By contrast, if a third person was part of the original partnership but does not become an LLP member, condition B may not be satisfied. Likewise, if the ownership proportions are changed as part of a plan to avoid tax, condition C may fail.
Why this can be difficult in practice
The hardest issues are usually factual rather than mechanical.
First, identifying the correct partnership at the relevant time can be awkward, especially where land was acquired at a different stage from the LLP incorporation. The guidance’s definition of “relevant time” is important because it fixes the point at which the seller’s status must be tested.
Second, there can be uncertainty about whether a person held the land beneficially, as nominee, or as bare trustee. That may depend on the underlying documentation and the true legal and beneficial ownership position.
Third, changes in partners’ proportions are not automatically fatal, but they raise a purpose-based question. The guidance does not give a detailed test for deciding when a change forms part of a tax avoidance scheme or arrangement. That means the surrounding facts, timing, and commercial explanation may matter a great deal.

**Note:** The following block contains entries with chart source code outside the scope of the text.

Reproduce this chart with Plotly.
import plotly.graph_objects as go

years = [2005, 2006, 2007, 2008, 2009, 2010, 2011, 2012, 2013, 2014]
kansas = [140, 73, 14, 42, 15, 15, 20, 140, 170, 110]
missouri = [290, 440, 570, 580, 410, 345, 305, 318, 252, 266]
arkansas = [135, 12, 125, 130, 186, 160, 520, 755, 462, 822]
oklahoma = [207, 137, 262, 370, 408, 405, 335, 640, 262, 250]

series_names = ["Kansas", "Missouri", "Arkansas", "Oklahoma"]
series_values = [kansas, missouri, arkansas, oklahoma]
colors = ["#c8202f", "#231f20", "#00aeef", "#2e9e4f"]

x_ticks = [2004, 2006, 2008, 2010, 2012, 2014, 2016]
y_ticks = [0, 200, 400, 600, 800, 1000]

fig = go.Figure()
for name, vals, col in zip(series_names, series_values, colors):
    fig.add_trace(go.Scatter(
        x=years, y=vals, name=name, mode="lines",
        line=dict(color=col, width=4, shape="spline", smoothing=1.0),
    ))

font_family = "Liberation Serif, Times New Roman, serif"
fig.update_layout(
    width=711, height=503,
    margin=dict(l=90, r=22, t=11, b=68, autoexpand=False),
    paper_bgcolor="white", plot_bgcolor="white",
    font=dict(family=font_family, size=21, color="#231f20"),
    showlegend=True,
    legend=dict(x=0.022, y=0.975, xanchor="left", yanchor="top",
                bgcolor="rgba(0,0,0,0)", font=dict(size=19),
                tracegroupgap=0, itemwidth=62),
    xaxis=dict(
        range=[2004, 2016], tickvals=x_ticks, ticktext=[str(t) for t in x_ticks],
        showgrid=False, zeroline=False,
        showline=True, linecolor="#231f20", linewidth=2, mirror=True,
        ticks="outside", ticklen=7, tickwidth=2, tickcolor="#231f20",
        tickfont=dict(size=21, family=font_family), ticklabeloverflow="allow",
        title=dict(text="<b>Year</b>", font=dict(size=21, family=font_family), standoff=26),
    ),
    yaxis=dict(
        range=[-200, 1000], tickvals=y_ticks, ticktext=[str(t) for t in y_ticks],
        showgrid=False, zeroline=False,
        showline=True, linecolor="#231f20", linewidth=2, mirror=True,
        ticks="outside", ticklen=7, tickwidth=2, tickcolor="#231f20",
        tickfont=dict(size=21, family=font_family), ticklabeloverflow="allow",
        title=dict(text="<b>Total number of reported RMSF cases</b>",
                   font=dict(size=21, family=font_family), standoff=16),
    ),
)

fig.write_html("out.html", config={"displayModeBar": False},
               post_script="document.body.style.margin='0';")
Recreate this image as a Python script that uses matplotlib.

Finally, this is relief for a specific incorporation scenario. It should not be assumed that any transfer to an LLP qualifies simply because it happens near the time of incorporation.
Key takeaways
- Relief may be available where land is transferred to an LLP within one year of incorporation and the statutory conditions are met.
- The rule focuses on continuity: the same people should be the pre-incorporation partners and the LLP members, unless the structure involves only nominee or bare trustee ownership.
- Changes in ownership proportions need careful scrutiny, especially if there is any suggestion of a tax avoidance purpose.